The January 2017 annual Point-in-Time Count identified 2,036 people who were either staying in an emergency shelter, transitional housing, or living on the streets, in cars or other areas not intended for human habitation. This number has remained relatively constant in the past five years..
The Point-in-Time Count occurs nation-wide, as directed by the U.S. Department of Housing and Urban Development (HUD). Hundreds of local volunteers comb the community to identify people who are experiencing homelessness on that particular day.
People who are Black or African American are overrepresented in the local homeless population. Although persons who identify as Black make up only 8% of the total Travis County population, 35% of the homeless population identify as Black. These estimates are based on standard homelessness needs assessments—called Coordinated Assessment Surveys—of 4,717 households.
This map, prepared by the Ending Community Homeless Coalition (ECHO), shows the distribution of the unsheltered homeless population by Austin City Council District during the 2018 Point in Time count. People experiencing homelessness without shelter are largely concentrated downtown.

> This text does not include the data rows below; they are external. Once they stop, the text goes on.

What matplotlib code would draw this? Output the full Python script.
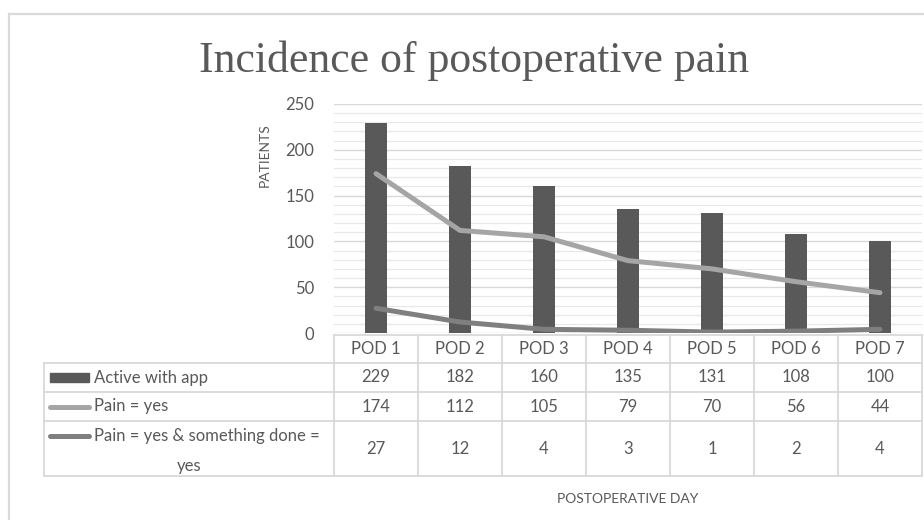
import numpy as np
import matplotlib.pyplot as plt
from matplotlib.lines import Line2D
from matplotlib.patches import Rectangle

days = ['POD 1', 'POD 2', 'POD 3', 'POD 4', 'POD 5', 'POD 6', 'POD 7']
active = [229, 182, 160, 135, 131, 108, 100]
pain = [174, 112, 105, 79, 70, 56, 44]
pain_done = [27, 12, 4, 3, 1, 2, 4]
series_names = ['Active with app', 'Pain = yes', 'Pain = yes & something done =\nyes']

W, H = 924, 520
bar_col = '#595959'
pain_col = '#a5a5a5'
done_col = '#7f7f7f'
txt_col = '#595959'
grid_col = '#d9d9d9'

plt.rcParams['font.family'] = ['Lato', 'DejaVu Sans']

fig = plt.figure(figsize=(W / 100, H / 100), dpi=100)


def fx(x):
    return x / W


def fy(y):
    return 1 - y / H


# chart border
fig.add_artist(Rectangle((fx(8.5), fy(560)), fx(960), fy(13.5) - fy(560),
                         transform=fig.transFigure, fill=False,
                         edgecolor='#d9d9d9', lw=1.6))

x0, x1, y0, y1 = 334, 922, 333, 104
ax = fig.add_axes([fx(x0), fy(y0), fx(x1 - x0), fy(y1) - fy(y0)])
x = np.arange(len(days))
ax.bar(x, active, 0.26, color=bar_col, zorder=3)
ax.plot(x, pain, color=pain_col, lw=3.6, solid_capstyle='round', zorder=4)
ax.plot(x, pain_done, color=done_col, lw=3.6, solid_capstyle='round', zorder=4)
ax.set_xlim(-0.5, len(days) - 0.5)
ax.set_ylim(0, 250)
ax.set_yticks(range(0, 251, 50))
ax.set_yticks(range(0, 251, 10), minor=True)
ax.grid(axis='y', which='major', color=grid_col, lw=1.0, zorder=0)
ax.grid(axis='y', which='minor', color='#e8e8e8', lw=0.9, zorder=0)
ax.set_xticks([])
for s in ax.spines.values():
    s.set_visible(False)
ax.tick_params(axis='y', which='both', length=0, labelsize=12, labelcolor=txt_col, pad=14)

fig.text(fx(265), fy(155), 'PATIENTS', rotation=90, ha='center', va='center',
         fontsize=10, color=txt_col)
fig.text(fx(474), fy(72), 'Incidence of postoperative pain', ha='center', va='baseline',
         fontsize=31.5, color=txt_col, family=['Liberation Serif', 'DejaVu Serif'])
fig.text(fx(628), fy(499), 'POSTOPERATIVE DAY', ha='center', va='center',
         fontsize=10, color=txt_col)

# data table
col_w = (x1 - x0) / len(days)
rows = [335, 363, 392, 421, 476]
tl = 44
fs = 12


def hline(y, xa, xb):
    fig.add_artist(Line2D([fx(xa), fx(xb)], [fy(y), fy(y)], color=grid_col, lw=1.3))


def vline(xv, ya, yb):
    fig.add_artist(Line2D([fx(xv), fx(xv)], [fy(ya), fy(yb)], color=grid_col, lw=1.3))


hline(rows[0], x0, x1)
for r in rows[1:]:
    hline(r, tl, x1)
vline(tl, rows[1], rows[-1])
for i in range(len(days) + 1):
    vline(x0 + i * col_w, rows[0], rows[-1])

for i, d in enumerate(days):
    fig.text(fx(x0 + (i + 0.5) * col_w), fy((rows[0] + rows[1]) / 2), d,
             ha='center', va='center', fontsize=fs, color=txt_col)

table_vals = [active, pain, pain_done]
for r, vals in enumerate(table_vals):
    yc = (rows[r + 1] + rows[r + 2]) / 2
    for i, v in enumerate(vals):
        fig.text(fx(x0 + (i + 0.5) * col_w), fy(yc), str(v),
                 ha='center', va='center', fontsize=fs, color=txt_col)

# legend keys + labels
y_r1 = (rows[1] + rows[2]) / 2
fig.add_artist(Rectangle((fx(50), fy(y_r1 + 4.5)), fx(39), fy(0) - fy(9),
                         transform=fig.transFigure, color=bar_col))
fig.text(fx(94), fy(y_r1), series_names[0], ha='left', va='center',
         fontsize=fs, color=txt_col)

y_r2 = (rows[2] + rows[3]) / 2
fig.add_artist(Line2D([fx(50), fx(89)], [fy(y_r2), fy(y_r2)], color=pain_col,
                      lw=3.6, solid_capstyle='round'))
fig.text(fx(94), fy(y_r2), series_names[1], ha='left', va='center',
         fontsize=fs, color=txt_col)

y_r3 = 436
fig.add_artist(Line2D([fx(50), fx(89)], [fy(y_r3), fy(y_r3)], color=done_col,
                      lw=3.6, solid_capstyle='round'))
first, second = series_names[2].split('\n')
fig.text(fx(94), fy(y_r3), first, ha='left', va='center', fontsize=fs, color=txt_col)
fig.text(fx(189), fy(466), second, ha='center', va='center', fontsize=fs, color=txt_col)

fig.savefig('out.png', dpi=100)
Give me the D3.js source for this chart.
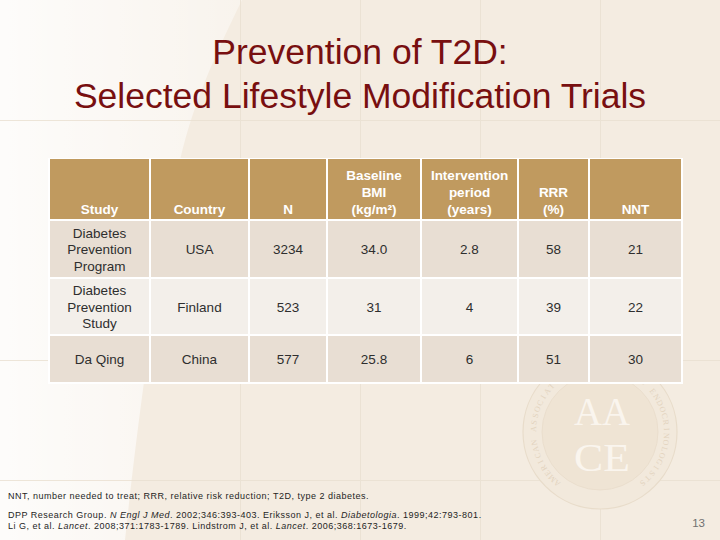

During the 2016-2017 school year, Austin ISD’s Project Help program identified 2,311 students within the district who were either homeless, doubling up with relatives or others, or living in hotels, camp grounds, cars or other non-permanent housing. Despite a decrease during the 2016-2017 school year, over the past five years there has been a 13% increase in the number of students who have been identified by the District as homeless.
(ECHO) serves as the lead planning entity that coordinates the application process for, and management of the Continuum of Care (CoC) homeless services funding through HUD. ECHO helps homeless agencies implement Coordinated Assessment, a tool that ensures people are referred to the most appropriate services.
HUD awarded a $5.2 million grant to Austin/Travis County in January 2017 to end youth homelessness through an initiative lead by ECHO and Lifeworks.
ECHO is one of six entities nation-wide selected for a Pay for Success initiative. ECHO is working with Central Health, Travis County and the City of Austin to evaluate what savings our community can realize by providing services to people experiencing chronic homelessness who are high utilizers of crisis emergency services. By investing about $28,000 per person on housing, intensive case management and other services, the community can achieve a projected cost avoidance of about $50,000 per person due mostly to fewer emergency room visits, hospital visits and jail stays.
In August 2016, Austin became the 29th community nationwide to have effectively ended Veteran homelessness. This was achieved by building an unprecedented system led by Mayor Steve Adler’s leadership, strategic collaborations, and new housing strategies.